The BeautifulSoup class is full of web-browser-like heuristics for divining the intent of HTML authors. But XML doesn't have a fixed tag set, so those heuristics don't apply. So BeautifulSoup doesn't do XML very well.

Use the BeautifulStoneSoup class to parse XML documents. It's a general class with no special knowledge of any XML dialect and very simple rules about tag nesting: Here it is in action:

from BeautifulSoup import BeautifulStoneSoup
xml = "<doc><tag1>Contents 1<tag2>Contents 2<tag1>Contents 3"
soup = BeautifulStoneSoup(xml)
print soup.prettify()
# <doc>
#  <tag1>
#   Contents 1
#   <tag2>
#    Contents 2
#   </tag2>
#  </tag1>
#  <tag1>
#   Contents 3
#  </tag1>
# </doc>

The most common shortcoming of BeautifulStoneSoup is that it doesn't know about self-closing tags. HTML has a fixed set of self-closing tags, but with XML it depends on what the DTD says. You can tell BeautifulStoneSoup that certain tags are self-closing by passing in their names as the selfClosingTags argument to the constructor:

from BeautifulSoup import BeautifulStoneSoup
xml = "<tag>Text 1<selfclosing>Text 2"
print BeautifulStoneSoup(xml).prettify()
# <tag>
#  Text 1
#  <selfclosing>
#   Text 2
#  </selfclosing>
# </tag>

print BeautifulStoneSoup(xml, selfClosingTags=['selfclosing']).prettify()
# <tag>
#  Text 1
#  <selfclosing />
#  Text 2
# </tag>

If That Doesn't Work

There are several other parser classes with different heuristics from these two. You can also subclass and customize a parser and give it your own heuristics.
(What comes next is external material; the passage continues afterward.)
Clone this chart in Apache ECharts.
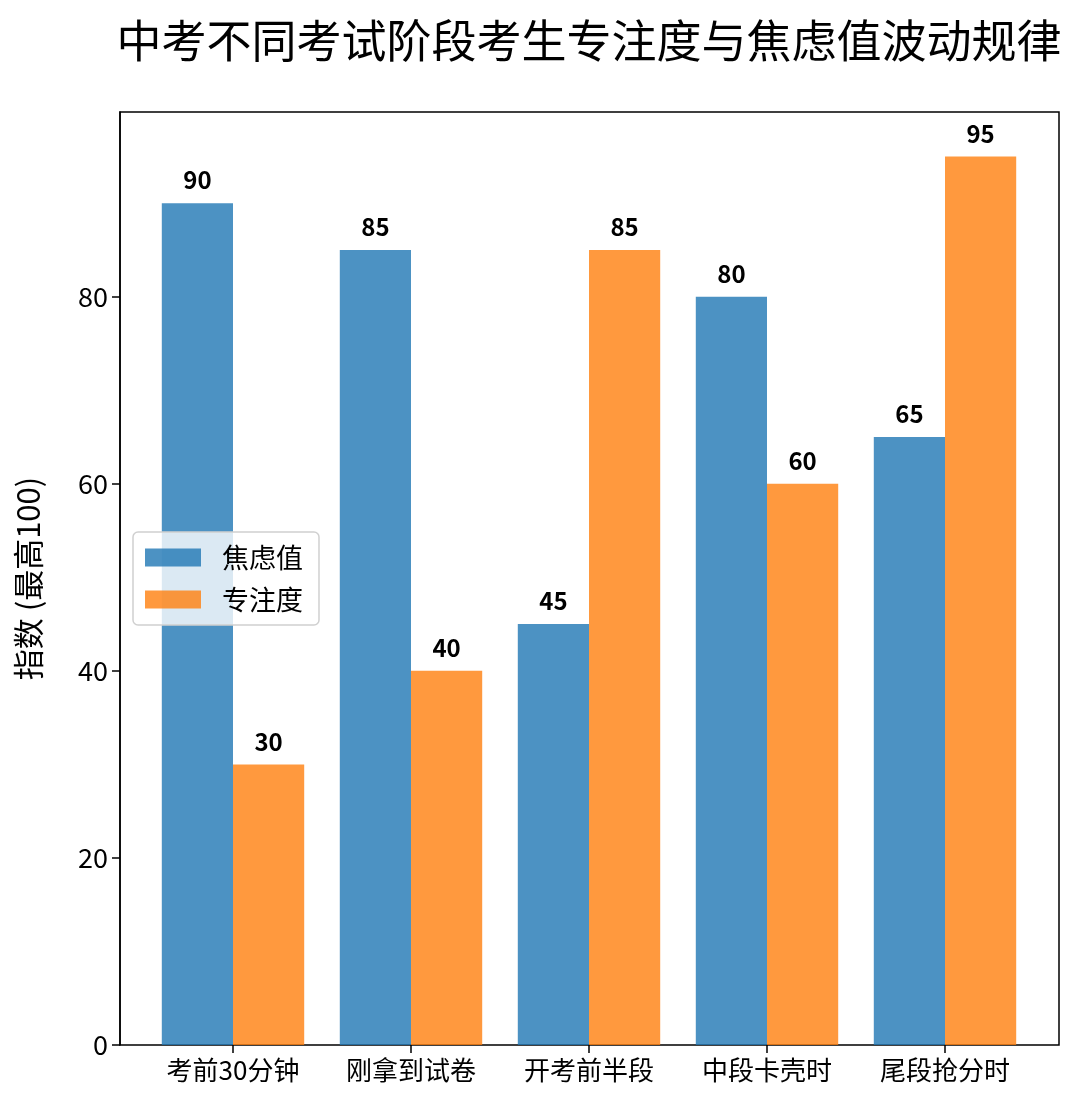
<!DOCTYPE html>
<html>
<head>
<meta charset="utf-8">
<script src="https://cdn.jsdelivr.net/npm/echarts@6/dist/echarts.min.js"></script>
<style>
  html, body { margin: 0; padding: 0; background: #fff; }
  #main { width: 1080px; height: 1114px; }
</style>
</head>
<body>
<div id="main"></div>
<script>
var stages = ['考前30分钟', '刚拿到试卷', '开考前半段', '中段卡壳时', '尾段抢分时'];
var anxiety = [90, 85, 45, 80, 65];     // 焦虑值
var focus = [30, 40, 85, 60, 95];       // 专注度
var yTicks = [0, 20, 40, 60, 80];

var font = 'Noto Sans CJK SC';
var myChart = echarts.init(document.getElementById('main'));

var option = {
    backgroundColor: '#fff',
    textStyle: { fontFamily: font },
    title: {
        text: '中考不同考试阶段考生专注度与焦虑值波动规律',
        left: 584,
        textAlign: 'center',
        top: 13,
        textStyle: { fontSize: 45, fontWeight: 'normal', color: '#000', fontFamily: font }
    },
    legend: {
        orient: 'vertical',
        left: 133,
        top: 532,
        itemWidth: 56,
        itemHeight: 18,
        itemGap: 15,
        padding: [12, 16, 12, 12],
        borderColor: '#d0d0d0',
        borderWidth: 1.5,
        borderRadius: 5,
        backgroundColor: 'rgba(255,255,255,0.8)',
        icon: 'rect',
        textStyle: { fontSize: 27, color: '#000', padding: [0, 0, 0, 16] },
        data: ['焦虑值', '专注度']
    },
    grid: [
        // frame of the plot area
        { left: 120, top: 112, width: 939, height: 933, show: true, borderColor: '#000', borderWidth: 1.5, backgroundColor: 'transparent' },
        // bars, categories centred inside the frame
        { left: 144, top: 112, width: 890, height: 933 }
    ],
    xAxis: [
        { type: 'value', gridIndex: 0, min: 0, max: 1, show: false },
        {
            type: 'category',
            gridIndex: 1,
            data: stages,
            axisLine: { show: false },
            axisTick: { show: true, alignWithLabel: true, length: 8, lineStyle: { color: '#000', width: 1.5 } },
            axisLabel: { fontSize: 26, color: '#000', margin: 12 }
        }
    ],
    yAxis: [
        {
            type: 'value',
            gridIndex: 0,
            min: 0,
            max: 99.75,
            name: '指数 (最高100)',
            nameLocation: 'middle',
            nameRotate: 90,
            nameGap: 76,
            nameTextStyle: { fontSize: 31, color: '#000' },
            axisLine: { show: true, lineStyle: { color: '#000', width: 1.5 } },
            axisTick: { show: true, length: 8, customValues: yTicks, lineStyle: { color: '#000', width: 1.5 } },
            axisLabel: { fontSize: 27, color: '#000', margin: 12, customValues: yTicks },
            splitLine: { show: false }
        },
        { type: 'value', gridIndex: 1, min: 0, max: 99.75, show: false }
    ],
    series: [
        {
            name: '焦虑值',
            type: 'bar',
            xAxisIndex: 1,
            yAxisIndex: 1,
            barWidth: '40%',
            barGap: '0%',
            itemStyle: { color: 'rgba(31,119,180,0.8)' },
            label: { show: true, position: 'top', distance: 11, fontSize: 24, fontWeight: 'bold', color: '#000' },
            data: anxiety
        },
        {
            name: '专注度',
            type: 'bar',
            xAxisIndex: 1,
            yAxisIndex: 1,
            barWidth: '40%',
            barGap: '0%',
            itemStyle: { color: 'rgba(255,127,14,0.8)' },
            label: { show: true, position: 'top', distance: 11, fontSize: 24, fontWeight: 'bold', color: '#000' },
            data: focus
        }
    ]
};
myChart.setOption(option);
</script>
</body>
</html>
Beautiful Soup Gives You Unicode, Dammit

By the time your document is parsed, it has been transformed into Unicode. Beautiful Soup stores only Unicode strings in its data structures.

from BeautifulSoup import BeautifulSoup
soup = BeautifulSoup("Hello")
soup.contents[0]
# u'Hello'
soup.originalEncoding
# 'ascii'

Here's an example with a Japanese document encoded in UTF-8:

from BeautifulSoup import BeautifulSoup
soup = BeautifulSoup("\xe3\x81\x93\xe3\x82\x8c\xe3\x81\xaf")
soup.contents[0]
# u'\u3053\u308c\u306f'
soup.originalEncoding
# 'utf-8'

str(soup)
# '\xe3\x81\x93\xe3\x82\x8c\xe3\x81\xaf'

# Note: this bit uses EUC-JP, so it only works if you have cjkcodecs
# installed, or are running Python 2.4.
soup.__str__('euc-jp')
# '\xa4\xb3\xa4\xec\xa4\xcf'

Beautiful Soup uses a class called UnicodeDammit to detect the encodings of documents you give it and convert them to Unicode, no matter what. If you need to do this for other documents (without using Beautiful Soup to parse them), you can use UnicodeDammit by itself. It's heavily based on code from the Universal Feed Parser.

If you're running an older version of Python than 2.4, be sure to download and install cjkcodecs and iconvcodec, which make Python capable of supporting more codecs, especially CJK codecs. Also install the chardet library, for better autodetection.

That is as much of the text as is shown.